K., who has a profound education in Spaghetti-Westerns, told me that it cited a lot of movies (like exploding horses and the such). Therefore, it gets a little more credit but altogether there was too much “huh?” for me.
Things I enjoyed about it: Well, watching Christian Bale (looks and talent) and Russell Crowe (looks and I know there is some talent buried deep down somewhere) is always a treat. Luke Wilson‘s brief appearance (not necessarily because of him but because of the whole scene). Doc Potter (Alan Tudyk‘s character). Ben Foster‘s acting (seriously, this guy knows how to act. 10 minutes in the movie and I already thought: Psycho! Judging from his performance in X-Men: The Last Stand I wouldn’t have thought that possible).
Interesting: Neither Christian Bale nor Russell Crowe are Americans (CB: somewhere in Wales and Russell Crowe: Wellington [New Zealand, damn, I thought he was from Australia… It’s probably good, he’ll never read this blog…]).
The whole thing is based on a short story by Elmore Leonard who I thought I didn’t know and K. mistook for some other writer. A little research shows: not only have I seen movies which were written by him or based on one of his novels (Get Shorty, Jackie Brown, Out of Sight) but I actually have a book by him (Mr. Paradise). I can only excuse this by blaming, first, the size of my private library and second, the fact that I haven’t read it yet and third, that I am a bad human being.

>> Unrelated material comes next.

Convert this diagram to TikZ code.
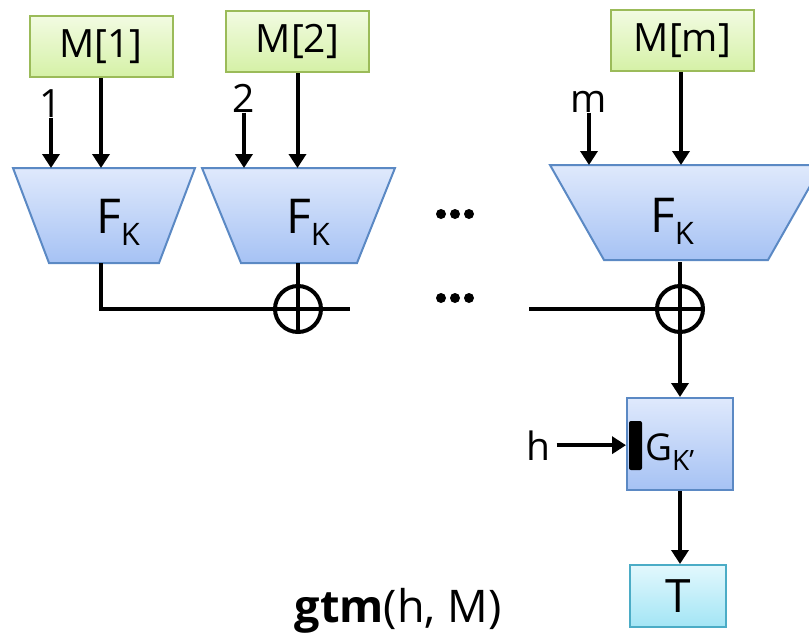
\documentclass[tikz,border=0pt]{standalone}
\usepackage{fontspec}
\setmainfont{Open Sans}
\usetikzlibrary{arrows.meta,shadings}
\definecolor{grnB}{HTML}{9BBB59}
\definecolor{grnT}{HTML}{F2FBE2}
\definecolor{grnL}{HTML}{D5F1A6}
\definecolor{bluB}{HTML}{5B89C4}
\definecolor{bluT}{HTML}{DFE9FC}
\definecolor{bluL}{HTML}{A6C2F4}
\definecolor{cyB}{HTML}{4BACC6}
\definecolor{cyT}{HTML}{E2F8FD}
\definecolor{cyL}{HTML}{A3E5F5}
\tikzset{
  mbox/.style={draw=grnB, line width=2pt, top color=grnT, bottom color=grnL,
    minimum width=143pt, minimum height=61pt, inner sep=0pt, font=\fontsize{39}{40}\selectfont},
  ftrap/.style={draw=bluB, line width=2pt, top color=bluT, bottom color=bluL},
  gbox/.style={draw=bluB, line width=2pt, top color=bluT, bottom color=bluL,
    minimum width=106pt, minimum height=92pt, inner sep=0pt},
  tbox/.style={draw=cyB, line width=2pt, top color=cyT, bottom color=cyL,
    minimum width=96pt, minimum height=62pt, inner sep=0pt, font=\fontsize{46}{46}\selectfont},
  wire/.style={line width=4pt},
  arr/.style={line width=4pt, -{Triangle[length=14pt,width=17pt]}},
  xorc/.style={circle, draw, line width=4pt, minimum size=46pt, inner sep=0pt},
  lbl/.style={inner sep=0.5pt, font=\fontsize{39}{40}\selectfont},
  fklbl/.style={inner sep=0pt},
  blackdot/.style={circle, fill=black, inner sep=0pt, minimum size=10pt},
}
\newcommand{\FK}{{\fontsize{48}{48}\selectfont F\raisebox{-12pt}{\fontsize{31}{31}\selectfont K}}}
\begin{document}
\begin{tikzpicture}[x=1pt,y=-1pt]
\useasboundingbox (0,0) rectangle (809,637);
% message blocks
\node[mbox] (m1) at (101,46.5) {M[1]};
\node[mbox] (m2) at (297.5,41.5) {M[2]};
\node[mbox] (mm) at (682.5,40.5) {M[m]};
% F trapezoids
\shadedraw[ftrap] (13,168) -- (195,168) -- (159,263) -- (49,263) -- cycle;
\shadedraw[ftrap] (202,168) -- (395,168) -- (357,263) -- (241,263) -- cycle;
\shadedraw[ftrap] (550,165) -- (822,165) -- (768,260) -- (604,260) -- cycle;
\coordinate (f1t) at (104,168);
\coordinate (f2t) at (298,168);
\coordinate (fmt) at (686,165);
\coordinate (f1b) at (101,263);
\coordinate (f2b) at (298,263);
\coordinate (fmb) at (680,262);
\node[fklbl, anchor=base] (fk1) at (118,233) {\FK};
\node[fklbl, anchor=base] (fk2) at (308,233) {\FK};
\node[fklbl, anchor=base] (fkm) at (672,232) {\FK};
% counter labels
\node[lbl, anchor=base] (n1) at (51,117) {1};
\node[lbl, anchor=base] (n2) at (244,112) {2};
\node[lbl, anchor=base] (nm) at (589,112) {m};
\draw[arr] (n1.south) -- (n1.south |- f1t);
\draw[arr] (n2.south) -- (n2.south |- f2t);
\draw[arr] (nm.south) -- (nm.south |- fmt);
\draw[arr] (m1.south) -- (m1.south |- f1t);
\draw[arr] (m2.south) -- (m2.south |- f2t);
\draw[arr] (mm.south -| 681,0) -- (681,165);
% dots
\node[blackdot] (d1) at (441,214) {};
\node[blackdot] (d2) at (455,214) {};
\node[blackdot] (d3) at (469,214) {};
\node[blackdot] (e1) at (441,298) {};
\node[blackdot] (e2) at (455,298) {};
\node[blackdot] (e3) at (469,298) {};
% xor chain
\node[xorc] (x2) at (298,309) {};
\node[xorc] (xm) at (680,309) {};
\coordinate (xend) at (350,309);
\coordinate (hl) at (529,309);
\draw[wire] (f1b) |- (xend);
\draw[wire] (f2b) -- (x2.south);
\draw[wire] (hl) -- (xm.east);
\draw[wire] (fmb) -- (xm.south);
% G block
\node[gbox] (g) at (680,444) {};
\node[fill=black, rounded corners=2pt, minimum width=13pt, minimum height=49pt, inner sep=0pt] (bar) at (635.5,445.5) {};
\node[fklbl, anchor=base west] (gk) at (645,460) {\fontsize{37}{37}\selectfont G\raisebox{-10pt}{\fontsize{28}{28}\selectfont K’}};
\draw[arr] (xm.south) -- (g.north);
\node[lbl, anchor=base] (h) at (538,460) {h};
\draw[arr] ([xshift=6pt]h.east) -- (h.east -| g.west);
% tag
\node[tbox] (t) at (678,596) {T};
\draw[arr] (g.south) -- (g.south |- t.north);
% caption
\node[inner sep=0pt, anchor=base, font=\fontsize{45}{45}\selectfont] (cap) at (398,622) {\textbf{gtm}(h, M)};
\end{tikzpicture}
\end{document}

I’m sorry that this isn’t very coherent but there are really many things worth noting in this film and it’s one of those which get better the more you think about it. I really enjoyed everything up to the ending, I think it was beautifully done (but James Mangold already proved himself before so that was no suprise) and well played. It didn’t shrink from the violence nor did they have to show everything in all gory details. But I’m no Western fan and this film won’t change my mind. Maybe I will understand the ending someday but until then I’m afraid it’s number three of worst Christian Bale movies (Number 2 being Reign of Fire and Number 1: American Psycho [so much potential – great book, great actor – just going to waste]). I’d only recommend it to male Western fans.